The gene-level quantification of colocalization evidence quantified by GRCP is primarily used for downstream analysis. The figure below compares GRCP values across all 1,198 genes:
In this figure, red dots represent genes that truly harbor colocalized variants (based on the simulation truth ). It is evident that probabilistic fine-mapping input outperforms summary-statistics input.

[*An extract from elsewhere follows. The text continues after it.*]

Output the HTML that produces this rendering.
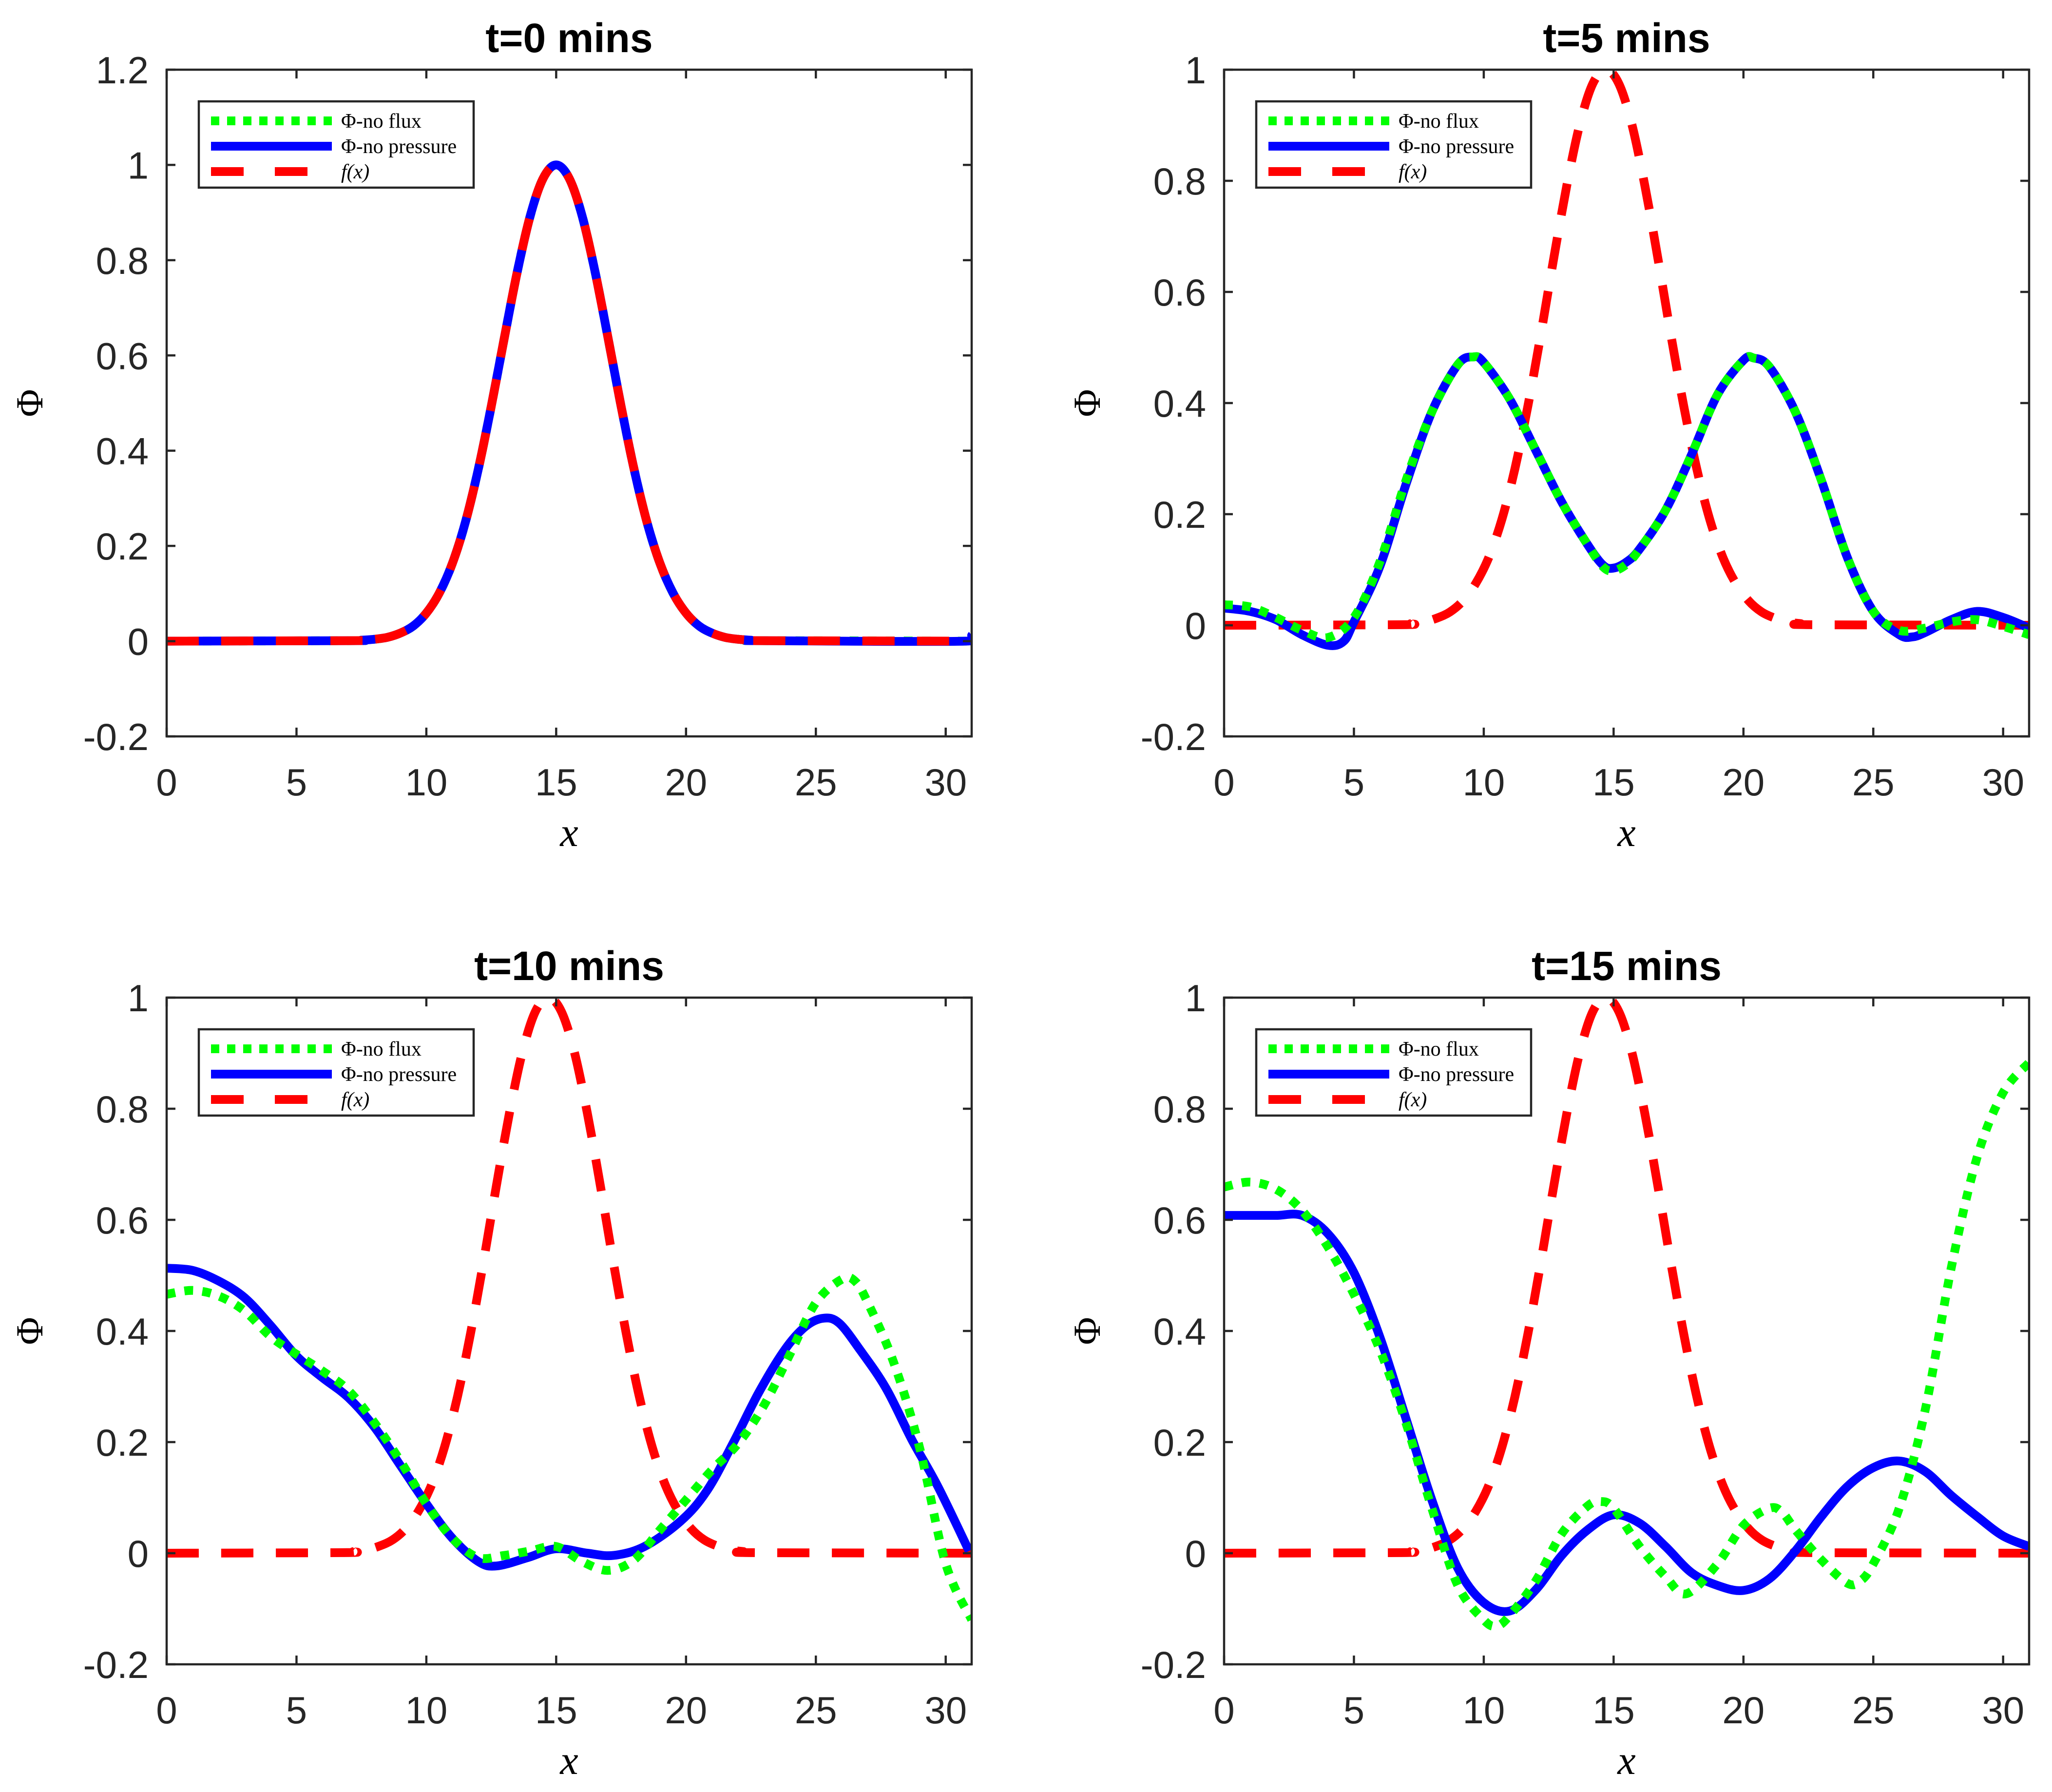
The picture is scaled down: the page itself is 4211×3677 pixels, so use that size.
<!DOCTYPE html>
<html><head><meta charset="utf-8"><style>
html,body{margin:0;padding:0;background:#fff;}
svg{display:block;}
</style></head><body>
<svg id="fig" xmlns="http://www.w3.org/2000/svg" width="4211" height="3677" viewBox="0 0 4211 3677">
<rect width="4211" height="3677" fill="#fff"/>
</svg>
<script>
// ---- data ----
const xTicks = [0,5,10,15,20,25,30];
const yTicksA = [-0.2,0,0.2,0.4,0.6,0.8,1,1.2];
const yTicksB = [-0.2,0,0.2,0.4,0.6,0.8,1];
const yLabelsA = ['-0.2','0','0.2','0.4','0.6','0.8','1','1.2'];
const yLabelsB = ['-0.2','0','0.2','0.4','0.6','0.8','1'];
const titles = ['t=0 mins','t=5 mins','t=10 mins','t=15 mins'];

// t=0
const fX0 = [0,7,7.5,8,8.5,9,9.5,10,10.5,11,11.5,12,12.5,13,13.5,14,14.5,15,15.5,16,16.5,17,17.5,18,18.5,19,19.5,20,20.5,21,21.5,22,22.5,23,31];
const fY0 = [0,0.001,0.002,0.004,0.008,0.017,0.032,0.059,0.101,0.163,0.249,0.361,0.493,0.636,0.775,0.893,0.972,1,0.972,0.893,0.775,0.636,0.493,0.361,0.249,0.163,0.101,0.059,0.032,0.017,0.008,0.004,0.002,0.001,0];
const gX0 = fX0;
const gY0 = fY0;
const bX0 = [0,7,7.5,8,8.5,9,9.5,10,10.5,11,11.5,12,12.5,13,13.5,14,14.5,15,15.5,16,16.5,17,17.5,18,18.5,19,19.5,20,20.5,21,21.5,22,22.5,23,30.7,31];
const bY0 = [0,0.001,0.002,0.004,0.008,0.017,0.032,0.059,0.101,0.163,0.249,0.361,0.493,0.636,0.775,0.893,0.972,1,0.972,0.893,0.775,0.636,0.493,0.361,0.249,0.163,0.101,0.059,0.032,0.017,0.008,0.004,0.002,0.001,0,0.012];

// shifted f(x) for later panels
const fX = [0,6.7,7.2,7.7,8.2,8.7,9.2,9.7,10.2,10.7,11.2,11.7,12.2,12.7,13.2,13.7,14.2,14.7,15.2,15.7,16.2,16.7,17.2,17.7,18.2,18.7,19.2,19.7,20.2,20.7,21.2,21.7,22.2,22.7,31];
const fY = [0,0.001,0.003,0.006,0.013,0.024,0.044,0.076,0.123,0.191,0.282,0.395,0.524,0.662,0.792,0.902,0.975,1,0.975,0.902,0.792,0.662,0.524,0.395,0.282,0.191,0.123,0.076,0.044,0.024,0.013,0.006,0.003,0.001,0];

// t=5
const bX1 = [0,1,2,3,4,4.6,5,6,7,8,9,9.6,10,11,12,13,14,14.6,15,15.5,16,17,18,19,20,20.4,21,22,23,24,25,26,26.5,27,28,29,30,31];
const bY1 = [0.031,0.025,0.01,-0.017,-0.036,-0.029,0.006,0.106,0.253,0.384,0.469,0.483,0.473,0.407,0.315,0.222,0.145,0.108,0.103,0.114,0.137,0.207,0.307,0.415,0.477,0.481,0.465,0.384,0.261,0.122,0.025,-0.017,-0.021,-0.013,0.01,0.025,0.014,-0.005];
const gX1 = [0,1,2,3,4,5,6,7,8,9,9.6,10,11,12,13,14,14.6,15,15.5,16,17,18,19,20,20.4,21,22,23,24,25,26,27,28,29,30,31];
const gY1 = [0.037,0.033,0.014,-0.009,-0.022,0.014,0.114,0.26,0.384,0.469,0.483,0.473,0.407,0.315,0.222,0.145,0.105,0.098,0.11,0.137,0.207,0.307,0.415,0.477,0.481,0.465,0.384,0.261,0.122,0.025,-0.009,-0.005,0.006,0.01,-0.002,-0.017];

// t=10
const bX2 = [0,1,2,3,4,5,6,7,8,9,10,11,12,12.7,13.9,15,16.2,17.2,18.4,19.8,20.8,21.8,22.8,23.8,24.6,25.3,25.9,26.7,27.7,28.7,29.7,30.9];
const bY2 = [0.513,0.509,0.49,0.46,0.41,0.355,0.316,0.28,0.227,0.158,0.089,0.027,-0.015,-0.023,-0.008,0.008,0,-0.004,0.012,0.058,0.112,0.197,0.289,0.366,0.408,0.423,0.414,0.366,0.297,0.204,0.12,0.004];
const gX2 = [0,1,2,3,4,5,6,7,8,9,10,11,12,13,14,15,16,17,18,19,20,21,22,23,24,25,26,26.5,27,28,29,30,31];
const gY2 = [0.466,0.473,0.463,0.436,0.39,0.358,0.328,0.293,0.235,0.166,0.089,0.027,-0.008,-0.004,0.004,0.012,-0.015,-0.031,-0.012,0.042,0.096,0.15,0.197,0.266,0.358,0.451,0.493,0.49,0.451,0.343,0.189,-0.019,-0.12];

// t=15
const bX3 = [0,1,2,3,4,5,6,7,8,9,10,11,12,13,14,15,16,17,18,19,20,21,22,23,24,25,26,27,28,29,30,31];
const bY3 = [0.608,0.608,0.608,0.608,0.575,0.505,0.389,0.243,0.096,-0.027,-0.089,-0.104,-0.066,-0.004,0.042,0.069,0.054,0.012,-0.035,-0.058,-0.067,-0.046,0.004,0.066,0.12,0.154,0.166,0.147,0.104,0.066,0.031,0.012];
const gX3 = [0,1,2,3,4,5,6,7,8,9,10,10.5,11,12,13,14,14.5,15,16,17,17.8,19,20,21,21.5,22,23,24,24.5,25,26,27,28,29,30,31];
const gY3 = [0.659,0.668,0.655,0.617,0.551,0.466,0.366,0.235,0.081,-0.058,-0.12,-0.131,-0.112,-0.05,0.035,0.085,0.093,0.081,0.012,-0.042,-0.073,-0.019,0.05,0.081,0.073,0.042,-0.012,-0.054,-0.05,-0.019,0.081,0.258,0.513,0.713,0.829,0.883];

const panelSeries = [
  {g:[gX0,gY0], b:[bX0,bY0], f:[fX0,fY0], ymax:1.2},
  {g:[gX1,gY1], b:[bX1,bY1], f:[fX,fY], ymax:1},
  {g:[gX2,gY2], b:[bX2,bY2], f:[fX,fY], ymax:1},
  {g:[gX3,gY3], b:[bX3,bY3], f:[fX,fY], ymax:1}
];

// ---- drawing ----
const NS = 'http://www.w3.org/2000/svg';
const svg = document.getElementById('fig');
const origins = [[342,143],[2512,143],[342,2047],[2512,2047]];
const W = 1652, H = 1368, XMAX = 31, YMIN = -0.2;
const AX = '#262626';
function mk(tag, attrs, parent){
  const e = document.createElementNS(NS, tag);
  for (const k in attrs) e.setAttribute(k, attrs[k]);
  (parent||svg).appendChild(e);
  return e;
}
function smoothPath(pts){
  let d = 'M' + pts[0][0].toFixed(1) + ' ' + pts[0][1].toFixed(1);
  for (let i=0;i<pts.length-1;i++){
    const p0 = pts[Math.max(0,i-1)], p1 = pts[i], p2 = pts[i+1], p3 = pts[Math.min(pts.length-1,i+2)];
    const c1x = p1[0] + (p2[0]-p0[0])/6, c1y = p1[1] + (p2[1]-p0[1])/6;
    const c2x = p2[0] - (p3[0]-p1[0])/6, c2y = p2[1] - (p3[1]-p1[1])/6;
    d += ' C' + c1x.toFixed(1)+' '+c1y.toFixed(1)+' '+c2x.toFixed(1)+' '+c2y.toFixed(1)+' '+p2[0].toFixed(1)+' '+p2[1].toFixed(1);
  }
  return d;
}

panelSeries.forEach((ps, i) => {
  const [ox, oy] = origins[i];
  const ymax = ps.ymax;
  const sx = v => ox + v / XMAX * W;
  const sy = v => oy + H - (v - YMIN) / (ymax - YMIN) * H;
  const g = mk('g', {});
  
  

  const clipId = 'clip' + i;
  const cp = mk('clipPath', {id: clipId}, g);
  mk('rect', {x: ox, y: oy, width: W, height: H}, cp);

  const t = mk('text', {x: ox + W/2, y: oy - 36, 'text-anchor':'middle', 'font-family':'Liberation Sans, sans-serif', 'font-weight':'bold', 'font-size':84, fill:'#000'}, g);
  t.textContent = titles[i];
  
  

  const series = [
    {d: ps.f, color:'#ff0000', dash:'66 46', name:'series-f-x'},
    {d: ps.b, color:'#0000ff', dash:'none', name:'series-no-pressure'},
    {d: ps.g, color:'#00ff00', dash:'18 19', name:'series-no-flux'}
  ];
  const order = i === 0 ? [2,1,0] : [0,1,2];
  const sg = mk('g', {'clip-path':'url(#'+clipId+')'}, g);
  order.forEach(k => {
    const s = series[k];
    const pts = s.d[0].map((x, j) => [sx(x), sy(s.d[1][j])]);
    const p = mk('path', {d: smoothPath(pts), fill:'none', stroke:s.color, 'stroke-width':18, 'stroke-dasharray':s.dash, 'stroke-linejoin':'round'}, sg);
    
    
  });

  const box = mk('rect', {x: ox, y: oy, width: W, height: H, fill:'none', stroke:AX, 'stroke-width':4.5}, g);
  
  

  xTicks.forEach(v => {
    const x = sx(v);
    mk('line', {x1:x, y1:oy+H, x2:x, y2:oy+H-18, stroke:AX, 'stroke-width':4.5}, g);
    mk('line', {x1:x, y1:oy, x2:x, y2:oy+18, stroke:AX, 'stroke-width':4.5}, g);
    const tl = mk('text', {x:x, y:oy+H+121, 'text-anchor':'middle', 'font-family':'Liberation Sans, sans-serif', 'font-size':78, fill:AX}, g);
    tl.textContent = String(v);
    
    
  });
  const yt = i === 0 ? yTicksA : yTicksB;
  const yl = i === 0 ? yLabelsA : yLabelsB;
  yt.forEach((v, j) => {
    const y = sy(v);
    mk('line', {x1:ox, y1:y, x2:ox+18, y2:y, stroke:AX, 'stroke-width':4.5}, g);
    mk('line', {x1:ox+W, y1:y, x2:ox+W-18, y2:y, stroke:AX, 'stroke-width':4.5}, g);
    const tl = mk('text', {x:ox-37, y:y+28, 'text-anchor':'end', 'font-family':'Liberation Sans, sans-serif', 'font-size':78, fill:AX}, g);
    tl.textContent = yl[j];
    
    
  });

  const xl = mk('text', {x: ox + W/2, y: oy + H + 225, 'text-anchor':'middle', 'font-family':'Liberation Serif, serif', 'font-style':'italic', 'font-size':84, fill:'#000'}, g);
  xl.textContent = 'x';
  
  
  const yx = ox - 255, yy = oy + H/2;
  const ylb = mk('text', {x: yx, y: yy, 'text-anchor':'middle', 'font-family':'Liberation Serif, serif', 'font-size':78, fill:'#000', transform:'rotate(-90 '+yx+' '+yy+')'}, g);
  ylb.textContent = 'Φ';
  
  

  const lg = mk('g', {}, g);
  
  
  const lx = ox + 66, ly = oy + 65;
  mk('rect', {x:lx, y:ly, width:564, height:177, fill:'#fff', stroke:AX, 'stroke-width':4.5}, lg);
  const entries = [
    {color:'#00ff00', dash:'17 16', label:'Φ-no flux', italic:false, name:'legend-entry-no-flux'},
    {color:'#0000ff', dash:'none', label:'Φ-no pressure', italic:false, name:'legend-entry-no-pressure'},
    {color:'#ff0000', dash:'67 64', label:'f(x)', italic:true, name:'legend-entry-f-x'}
  ];
  entries.forEach((e, k) => {
    const y = ly + 40 + k*52;
    const eg = mk('g', {}, lg);
    
    
    mk('line', {x1:lx+25, y1:y, x2:lx+273, y2:y, stroke:e.color, 'stroke-width':18, 'stroke-dasharray':e.dash}, eg);
    const tx = mk('text', {x:lx+292, y:y+14, 'font-family':'Liberation Serif, serif', 'font-size':42, 'font-style': e.italic ? 'italic':'normal', fill:'#000'}, eg);
    tx.textContent = e.label;
  });
});
</script>
</body></html>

Applying the Bayesian FDR control procedure for the GRCPs at 5% level, we obtain the following results:
Rejections | Realized FDR | Power | |
---|---|---|---|
GRCP (Probabilistic Fine-mapping) | 60 | 0.000 | 0.275 |
GRCP (Summary Statistics) | 38 | 0.000 | 0.170 |
Hukku et al., 2021 advocates for the use of GLCP to quantify colocalization evidence and reduce Class II false negatives. When using probabilistic fine-mapping as input, we observe an improvement in colocalization quantification, as demonstrated in the figure below:
However, this approach is only applicable to probabilistic fine-mapping input, where loci are defined by signal clusters or credible sets inferred from fine-mapping analysis. These regions are typically narrow, and all member SNPs are likely to be causal.
In contrast, the proposal by Hukku et al. is entirely unsuitable for GLCPs computed from summary statistics input, as indicated by the following Bayesian FDR control results (set at a 5% control level).
Rejections | Realized FDR | Power | |
---|---|---|---|
GLCP (Probabilistic Fine-mapping) | 76 | 0.000 | 0.349 |
GLCP (Summary Statistics) | 679 | 0.778* | 0.693* |